As Nigerians exchange compliments of the season and look ahead with cautious hope, the year 2025 will linger in our collective memory as one of the most tragic and unsettling in recent history. From the North to the South, insecurity has tightened its grip—through terrorism, banditry, kidnappings, communal clashes, cult-related killings, and violent crime.

Perhaps more disturbing than the scale of bloodshed is its growing normalisation, and the seeming helplessness—or unwillingness—of the state to decisively protect lives and property. Yet this is the foremost duty of government under Section 14(2)(b) of the Constitution.

As we approach 2026, platitudes and propaganda will no longer suffice.

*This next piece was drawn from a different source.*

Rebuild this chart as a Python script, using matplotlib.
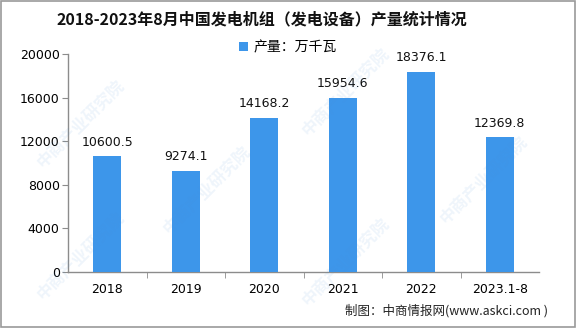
import matplotlib
matplotlib.use("Agg")
import matplotlib.pyplot as plt
import numpy as np

plt.rcParams['font.family'] = ['Noto Sans CJK SC', 'DejaVu Sans']

years = ['2018', '2019', '2020', '2021', '2022', '2023.1-8']
output = [10600.5, 9274.1, 14168.2, 15954.6, 18376.1, 12369.8]
yticks = [0, 4000, 8000, 12000, 16000, 20000]

title = '2018-2023年8月中国发电机组（发电设备）产量统计情况'
legend_label = '产量：万千瓦'
source = '制图：中商情报网(www.askci.com )'
watermark = '中商产业研究院'

bar_color = '#3d96ea'
axis_color = '#8c8c8c'

fig = plt.figure(figsize=(5.76, 3.28), dpi=100)
ax = fig.add_axes([68 / 576, 1 - 272 / 328, 471 / 576, 218 / 328])

x = np.arange(len(years))
ax.bar(x, output, width=0.36, color=bar_color, label=legend_label, zorder=3)

# value labels above each bar
for xi, v in zip(x, output):
    ax.text(xi, v + 700, f'{v:.1f}', ha='center', va='bottom',
            fontsize=9, family='DejaVu Sans', color='#111111', zorder=4)

ax.set_xlim(-0.5, len(years) - 0.5)
ax.set_ylim(0, 20000)
ax.set_yticks(yticks)
ax.set_yticklabels([str(t) for t in yticks], fontsize=9, family='DejaVu Sans')
ax.set_xticks(x)
ax.set_xticklabels(years, fontsize=9, family='DejaVu Sans')
ax.tick_params(axis='x', length=0, pad=8)
ax.tick_params(axis='y', length=4, color=axis_color, pad=2)
ax.set_xticks(np.arange(0.5, len(years) - 1, 1), minor=True)
ax.tick_params(axis='x', which='minor', length=4, color=axis_color)

for side in ['top', 'right']:
    ax.spines[side].set_visible(False)
for side in ['left', 'bottom']:
    ax.spines[side].set_color(axis_color)
    ax.spines[side].set_linewidth(1)

ax.legend(loc='upper center', bbox_to_anchor=(0.467, 1.12), frameon=False,
          fontsize=10, handlelength=0.7, handleheight=0.7, handletextpad=0.4)

fig.text(262 / 576, 1 - 19 / 328, title, ha='center', va='center',
         fontsize=11.5, fontweight='bold', color='#111111')
fig.text(345 / 576, 1 - 311 / 328, source, ha='left', va='center',
         fontsize=9, color='#222222')

# faint diagonal watermark
for wx, wy in [(0.14, 0.62), (0.36, 0.42), (0.6, 0.72), (0.84, 0.45), (0.14, 0.22), (0.6, 0.2)]:
    fig.text(wx, wy, watermark, rotation=45, fontsize=12, color='#4a90d9',
             alpha=0.09, ha='center', va='center', fontweight='bold', zorder=0)

# outer frame
fig.patches.append(plt.Rectangle((0.001, 0.003), 0.997, 0.995, transform=fig.transFigure,
                                 fill=False, edgecolor='#9a9a9a', linewidth=1.2))

fig.savefig('out.png', dpi=100)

What Nigeria requires is a fundamental shift in thinking and action.

Rethinking the Federal Government’s Approach to Insecurity

The Federal Government must abandon reactive, militarised responses that prioritise optics over outcomes. A holistic, accountable, and people-centred security strategy is overdue.

First, security sector reform is imperative. The police, military, and intelligence services must be retooled for professionalism, accountability, and effective coordination, with unwavering respect for human rights. Abuse, corruption, and impunity within these institutions do not defeat insecurity; they incubate it.

Second, decentralised policing can no longer be treated as heresy. Nigeria’s over-centralised policing model has failed to deliver safety. Devolving policing powers and resources—alongside well-regulated, properly trained, and accountable community-based policing—would enhance local intelligence, speed of response, and public trust.

Third, the government must address the root causes of violence: poverty, youth unemployment, inequality, land disputes, political violence, and a weak justice system. Without confronting these structural drivers, military deployments will remain temporary bandages on a festering wound.

Finally, ending impunity is non-negotiable. Whether the perpetrators are terrorists, bandits, criminal gangs, or state actors, justice must be blind and consistent. Selective prosecution and political protection of criminals undermine public confidence and embolden violence.

On U.S. Support and International Cooperation

International assistance, including support from the United States, can be helpful—but it is no silver bullet. Its impact depends entirely on its purpose, conditions, and oversight.

Such support should be welcomed only where it prioritises intelligence sharing and technical assistance; training anchored in professionalism, rule of law, and civilian protection; and capacity building rather than combat dominance. It becomes counterproductive when it strengthens abusive units without accountability, deepens militarisation, or turns a blind eye to human rights violations by Nigerian forces.

Nigeria’s insecurity cannot be outsourced. Foreign support must complement—not substitute—domestic political will, reform, and accountability.

Strategic Alliances and the Promise—and Peril—of Technology

Nigeria should indeed pursue strategic alliances with technologically advanced countries. Technology can enhance security through surveillance and early-warning systems, data-driven intelligence and crime mapping, border security tools, and improved forensic and investigative capacity.

But technology without good governance is dangerous. Surveillance tools must not be weaponised against journalists, activists, or political opponents—as has too often happened. Robust legal frameworks, judicial oversight, and transparency are essential to prevent abuse.

A Season for Reflection—and Resolve

In the final analysis, Nigeria’s insecurity crisis is not merely a failure of capacity; it is largely a failure of leadership, governance, and accountability. Until the state demonstrates a genuine commitment to protecting citizens rather than regimes, and to justice rather than power, insecurity will persist—regardless of foreign alliances or advanced technology.

As Nigerians offer season’s greetings and look toward 2026, what we truly need is a government that treats human life as sacred, security as a public good, and accountability as non-negotiable.

Without this moral and political shift, the cycle of violence will continue to overshadow every festive season with grief instead of hope.